In this new release, VoltDB adds a number features that fit the v3 profile. For instance, there's substantially stronger SQL compatibility, both for stored procedures and dynamic SQL queries. The product now also boasts new high-speed export connectors for IBM Netezza and HP Vertica, as well as JDBC data targets generally, and is introducing a public export API so that more such connectors can be built by second and third parties.

The enhanced SQL support will entice developers, as will a few other features, including new client libraries (for PHP, Node.js and Google's Go programming language) and explicit support for data in JavaScript Object Notation (JSON) format.

VoltDB 3.0 also adds optimizations for multi-core hardware and 10Gb Ethernet networks.

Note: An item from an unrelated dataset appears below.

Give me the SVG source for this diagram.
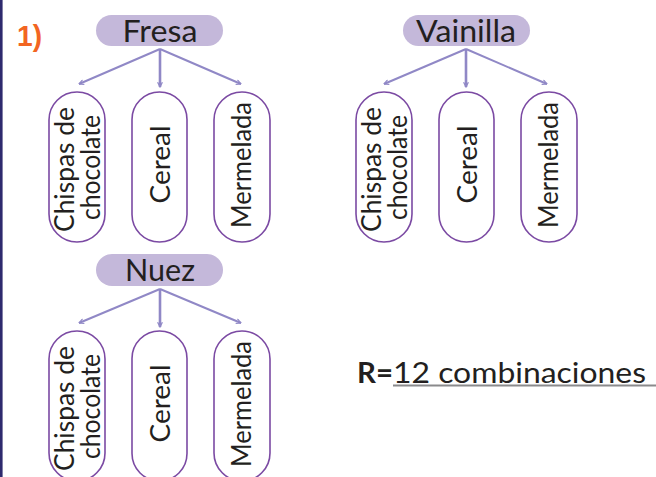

One of my biggest gripes with big-data tools is that many of them achieve parallelism by adding server nodes to a cluster rather than optimizing parallelism with a single node. It would appear VoltDB is sensitive to this, and the addressing of it has a definite v3 flair to it.

Grand unification?

Conventional relational databases and NoSQL databases seem to be at opposite ends of a spectrum. NewSQL databases acknowledge the merits in both models and seek to eliminate unreasonable compromise by marrying the approaches. NewSQL products may thus win out, but traditional relational database players may also incorporate NoSQL and NewSQL features to stay competitive. Perhaps that's why Microsoft announced in November that the next major release of its SQL Server relational database will include an in-memory transactional database engine, codenamed "Hekaton."

Whatever the outcome, the largely stable, conservative enterprise database space has been disrupted, and the disrupting technologies have real merit. Some of them even have v3-caliber maturity.